▸ **Data excerpt**:
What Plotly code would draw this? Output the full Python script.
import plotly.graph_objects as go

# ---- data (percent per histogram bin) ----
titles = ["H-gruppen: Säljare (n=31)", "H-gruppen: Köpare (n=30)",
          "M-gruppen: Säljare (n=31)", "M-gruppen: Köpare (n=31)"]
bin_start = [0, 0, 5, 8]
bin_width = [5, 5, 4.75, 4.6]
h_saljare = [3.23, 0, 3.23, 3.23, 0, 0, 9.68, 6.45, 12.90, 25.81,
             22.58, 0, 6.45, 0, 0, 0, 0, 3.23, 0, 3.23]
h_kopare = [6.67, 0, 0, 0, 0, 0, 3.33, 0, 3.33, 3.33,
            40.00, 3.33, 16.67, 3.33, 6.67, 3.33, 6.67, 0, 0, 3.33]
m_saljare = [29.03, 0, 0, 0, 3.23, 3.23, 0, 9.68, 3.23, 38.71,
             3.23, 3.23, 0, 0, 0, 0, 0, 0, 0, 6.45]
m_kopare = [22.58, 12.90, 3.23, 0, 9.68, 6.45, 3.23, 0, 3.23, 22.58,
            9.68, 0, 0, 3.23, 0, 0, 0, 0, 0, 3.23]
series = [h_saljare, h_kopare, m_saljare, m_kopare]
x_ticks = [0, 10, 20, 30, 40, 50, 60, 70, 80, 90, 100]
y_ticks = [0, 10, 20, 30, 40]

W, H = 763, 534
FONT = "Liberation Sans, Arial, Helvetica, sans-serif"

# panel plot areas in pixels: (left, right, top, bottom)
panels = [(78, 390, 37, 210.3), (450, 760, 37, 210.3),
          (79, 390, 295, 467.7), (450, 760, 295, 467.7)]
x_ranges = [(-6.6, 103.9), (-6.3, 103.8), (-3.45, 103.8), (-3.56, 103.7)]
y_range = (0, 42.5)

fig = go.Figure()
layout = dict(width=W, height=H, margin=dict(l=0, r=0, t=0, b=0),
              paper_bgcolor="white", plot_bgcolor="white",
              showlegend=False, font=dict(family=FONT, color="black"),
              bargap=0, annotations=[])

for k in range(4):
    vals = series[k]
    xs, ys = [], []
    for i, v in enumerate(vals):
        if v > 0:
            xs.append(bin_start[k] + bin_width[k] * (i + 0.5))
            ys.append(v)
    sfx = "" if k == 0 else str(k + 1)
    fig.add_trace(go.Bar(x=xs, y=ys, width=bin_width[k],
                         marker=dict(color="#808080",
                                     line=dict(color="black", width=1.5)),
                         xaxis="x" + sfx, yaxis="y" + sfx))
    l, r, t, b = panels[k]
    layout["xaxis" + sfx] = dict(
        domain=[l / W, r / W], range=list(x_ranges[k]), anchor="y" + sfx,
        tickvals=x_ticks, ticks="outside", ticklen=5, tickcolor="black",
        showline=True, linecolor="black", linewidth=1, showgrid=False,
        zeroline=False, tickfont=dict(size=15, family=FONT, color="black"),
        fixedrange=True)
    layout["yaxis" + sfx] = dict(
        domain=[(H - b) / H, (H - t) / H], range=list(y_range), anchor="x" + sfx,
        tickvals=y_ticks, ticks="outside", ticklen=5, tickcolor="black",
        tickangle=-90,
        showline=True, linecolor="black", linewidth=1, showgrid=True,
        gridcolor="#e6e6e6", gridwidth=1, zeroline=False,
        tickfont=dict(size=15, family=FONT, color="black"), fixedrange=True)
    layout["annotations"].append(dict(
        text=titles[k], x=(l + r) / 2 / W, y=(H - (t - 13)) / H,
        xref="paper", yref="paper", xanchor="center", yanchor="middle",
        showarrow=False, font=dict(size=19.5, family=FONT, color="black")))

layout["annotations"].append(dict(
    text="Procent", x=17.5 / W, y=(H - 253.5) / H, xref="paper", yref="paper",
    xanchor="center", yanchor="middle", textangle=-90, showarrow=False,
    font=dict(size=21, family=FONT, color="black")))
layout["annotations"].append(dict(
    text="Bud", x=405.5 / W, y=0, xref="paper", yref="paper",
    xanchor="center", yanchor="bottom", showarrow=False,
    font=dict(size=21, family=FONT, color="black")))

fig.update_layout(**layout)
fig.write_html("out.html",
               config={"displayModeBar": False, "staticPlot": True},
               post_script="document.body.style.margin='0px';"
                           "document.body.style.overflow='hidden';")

▸ **Problem to solve**:
Extract the complete listing above, reproducing each line exactly.

▸ **The answer**:
What Plotly code would draw this? Output the full Python script.
import plotly.graph_objects as go

# ---- data (percent per histogram bin) ----
titles = ["H-gruppen: Säljare (n=31)", "H-gruppen: Köpare (n=30)",
          "M-gruppen: Säljare (n=31)", "M-gruppen: Köpare (n=31)"]
bin_start = [0, 0, 5, 8]
bin_width = [5, 5, 4.75, 4.6]
h_saljare = [3.23, 0, 3.23, 3.23, 0, 0, 9.68, 6.45, 12.90, 25.81,
             22.58, 0, 6.45, 0, 0, 0, 0, 3.23, 0, 3.23]
h_kopare = [6.67, 0, 0, 0, 0, 0, 3.33, 0, 3.33, 3.33,
            40.00, 3.33, 16.67, 3.33, 6.67, 3.33, 6.67, 0, 0, 3.33]
m_saljare = [29.03, 0, 0, 0, 3.23, 3.23, 0, 9.68, 3.23, 38.71,
             3.23, 3.23, 0, 0, 0, 0, 0, 0, 0, 6.45]
m_kopare = [22.58, 12.90, 3.23, 0, 9.68, 6.45, 3.23, 0, 3.23, 22.58,
            9.68, 0, 0, 3.23, 0, 0, 0, 0, 0, 3.23]
series = [h_saljare, h_kopare, m_saljare, m_kopare]
x_ticks = [0, 10, 20, 30, 40, 50, 60, 70, 80, 90, 100]
y_ticks = [0, 10, 20, 30, 40]

W, H = 763, 534
FONT = "Liberation Sans, Arial, Helvetica, sans-serif"

# panel plot areas in pixels: (left, right, top, bottom)
panels = [(78, 390, 37, 210.3), (450, 760, 37, 210.3),
          (79, 390, 295, 467.7), (450, 760, 295, 467.7)]
x_ranges = [(-6.6, 103.9), (-6.3, 103.8), (-3.45, 103.8), (-3.56, 103.7)]
y_range = (0, 42.5)

fig = go.Figure()
layout = dict(width=W, height=H, margin=dict(l=0, r=0, t=0, b=0),
              paper_bgcolor="white", plot_bgcolor="white",
              showlegend=False, font=dict(family=FONT, color="black"),
              bargap=0, annotations=[])

for k in range(4):
    vals = series[k]
    xs, ys = [], []
    for i, v in enumerate(vals):
        if v > 0:
            xs.append(bin_start[k] + bin_width[k] * (i + 0.5))
            ys.append(v)
    sfx = "" if k == 0 else str(k + 1)
    fig.add_trace(go.Bar(x=xs, y=ys, width=bin_width[k],
                         marker=dict(color="#808080",
                                     line=dict(color="black", width=1.5)),
                         xaxis="x" + sfx, yaxis="y" + sfx))
    l, r, t, b = panels[k]
    layout["xaxis" + sfx] = dict(
        domain=[l / W, r / W], range=list(x_ranges[k]), anchor="y" + sfx,
        tickvals=x_ticks, ticks="outside", ticklen=5, tickcolor="black",
        showline=True, linecolor="black", linewidth=1, showgrid=False,
        zeroline=False, tickfont=dict(size=15, family=FONT, color="black"),
        fixedrange=True)
    layout["yaxis" + sfx] = dict(
        domain=[(H - b) / H, (H - t) / H], range=list(y_range), anchor="x" + sfx,
        tickvals=y_ticks, ticks="outside", ticklen=5, tickcolor="black",
        tickangle=-90,
        showline=True, linecolor="black", linewidth=1, showgrid=True,
        gridcolor="#e6e6e6", gridwidth=1, zeroline=False,
        tickfont=dict(size=15, family=FONT, color="black"), fixedrange=True)
    layout["annotations"].append(dict(
        text=titles[k], x=(l + r) / 2 / W, y=(H - (t - 13)) / H,
        xref="paper", yref="paper", xanchor="center", yanchor="middle",
        showarrow=False, font=dict(size=19.5, family=FONT, color="black")))

layout["annotations"].append(dict(
    text="Procent", x=17.5 / W, y=(H - 253.5) / H, xref="paper", yref="paper",
    xanchor="center", yanchor="middle", textangle=-90, showarrow=False,
    font=dict(size=21, family=FONT, color="black")))
layout["annotations"].append(dict(
    text="Bud", x=405.5 / W, y=0, xref="paper", yref="paper",
    xanchor="center", yanchor="bottom", showarrow=False,
    font=dict(size=21, family=FONT, color="black")))

fig.update_layout(**layout)
fig.write_html("out.html",
               config={"displayModeBar": False, "staticPlot": True},
               post_script="document.body.style.margin='0px';"
                           "document.body.style.overflow='hidden';")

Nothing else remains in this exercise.